WASHINGTON — Even though he won re-election Tuesday, President Barack Obama will find that the next Congress will remain what the current one has been for him — a headache.
Months of speeches, saturation TV advertising, uncountable events and more than $2 billion in campaign spending are coming together to produce a new Congress strikingly similar to the one that exists now: a House that Republicans will run with about a 50-seat margin, and a Senate narrowly controlled by Democrats.
Republicans started this year thinking they would grab control of the Senate because they were only defending 10 of the 33 seats at stake on Election Day. Instead, they lost races in Missouri, Indiana and Massachusetts.
Democrats seem certain to fall short of adding the 25 seats they need to take over the House, and at best may gain a handful of districts. With Republicans gaining governorships and state legislatures in the 2010 elections, the GOP was better able to draw new district lines reflecting the latest census to protect their incumbents and put Democratic House members in less friendly terrain.
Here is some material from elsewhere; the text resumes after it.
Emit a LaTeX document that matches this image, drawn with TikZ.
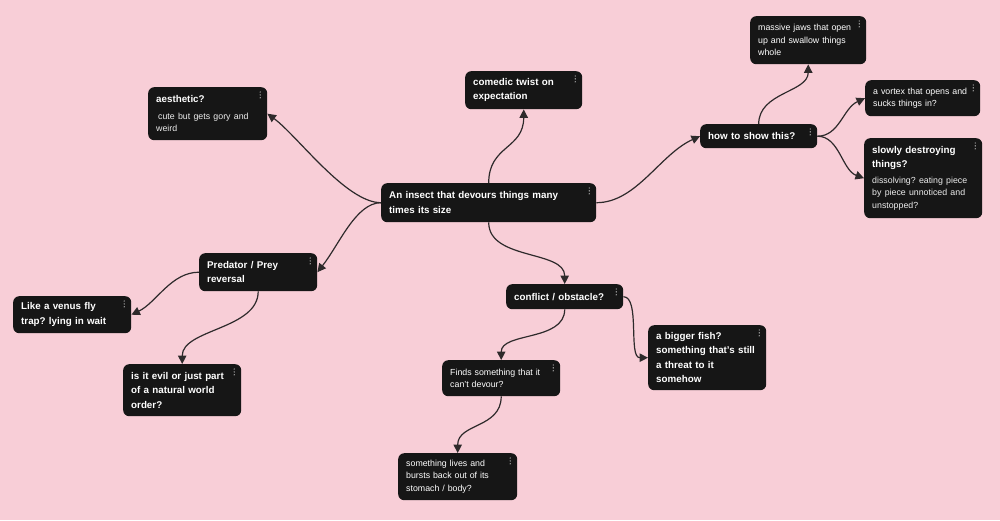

"My sense is no one will have a mandate coming out of this," GOP consultant Matt Mackowiak said Monday. "And clearly we're going to have divided government. And that's going to make the next two years very difficult."
As a result, a re-elected Obama probably would face continued head-knocking clashes with House Speaker John Boehner, R-Ohio, over taxes, spurring the economy, tackling the mushrooming national debt and other issues.
It also would ensure limits on what he could accomplish in the Senate, where Republicans, though in the minority, would be able to keep using filibusters to kill bills that can't get 60 votes in the 100-member chamber.